The conflict between Elhaik’s 2012 study, which supports the Khazar hypothesis for Ashkenazi Jewish ancestry, and Behar et al.’s 2013 study, which supports a Middle Eastern and European origin, arises from differences in methodology, proxy populations, and data interpretation. Elhaik used a small dataset and Armenians/Georgians as Khazar proxies, employing a novel GPS tool to argue for significant Caucasus ancestry, but his study was criticized for flawed assumptions and selective interpretation. Elhaik’s sample size was small, and his analyses did not adequately control for shared ancestry between Caucasus and Middle Eastern populations.

Behar’s team used a larger and more diverse set of populations, including 261 samples from 13 Caucasus groups (e.g., Abkhazians, Chechens, Ossetians) and 1,774 samples across 106 global populations. They found no significant genetic affinity between Ashkenazi Jews and Caucasus populations, instead showing closer ties to Middle Eastern (e.g., Druze, Palestinians) and Southern European (e.g., Italians) groups. Behar’s broader sampling reduced the risk of misattributing shared ancestry to Khazars.

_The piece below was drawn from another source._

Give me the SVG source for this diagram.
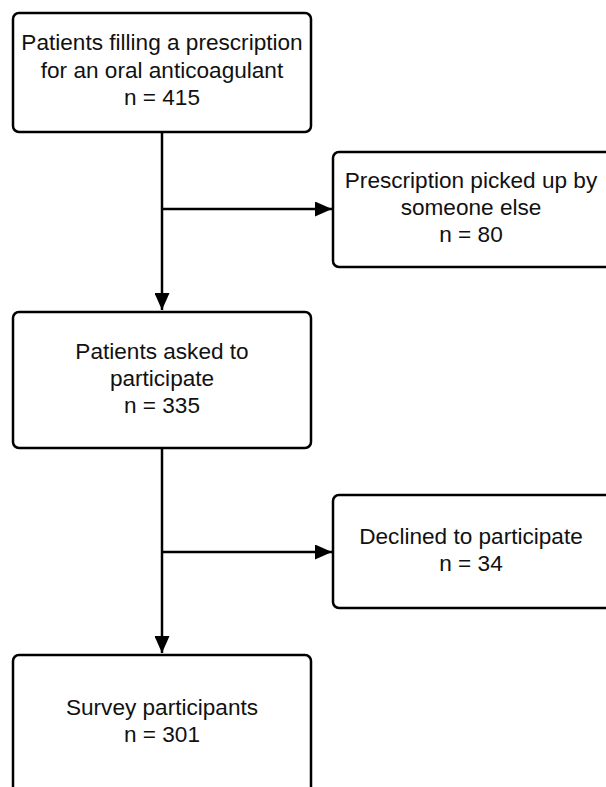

Behar’s team found that Ashkenazi Jews have significant Middle Eastern ancestry (50–80% on male lineages, per Y-chromosome studies) and European ancestry (up to 80% on female lineages, per mitochondrial DNA), with no distinct Caucasus contribution. They argued that any Caucasus-like signal in Ashkenazi Jews likely reflects ancient shared ancestry with Middle Eastern populations, not Khazar-specific admixture.

Behar’s findings align with the scientific consensus favoring the Rhineland hypothesis, while Elhaik’s study is considered an outlier due to methodological weaknesses and lack of reproducibility.

Who would have thought that a scientist will try to find evidence for a historical hypothesis like the Khazar origin, prioritizing speculative proxies and poor methodologies to support a preconceived result? And more surprisingly, why would you choose to overlook a more robust genetic study, selectively citing weaker findings to advance a narrative that contradicts the scientific consensus?

You can claim that advancing a narrative outweighs the pursuit of truth, but when you say, ‘I don’t care about the theory so much as the reality,’ yet cherry-pick speculative findings to fit your version of reality and gloss over the more compelling evidence I presented, doesn’t that mean you’ve lost anchor in truth itself?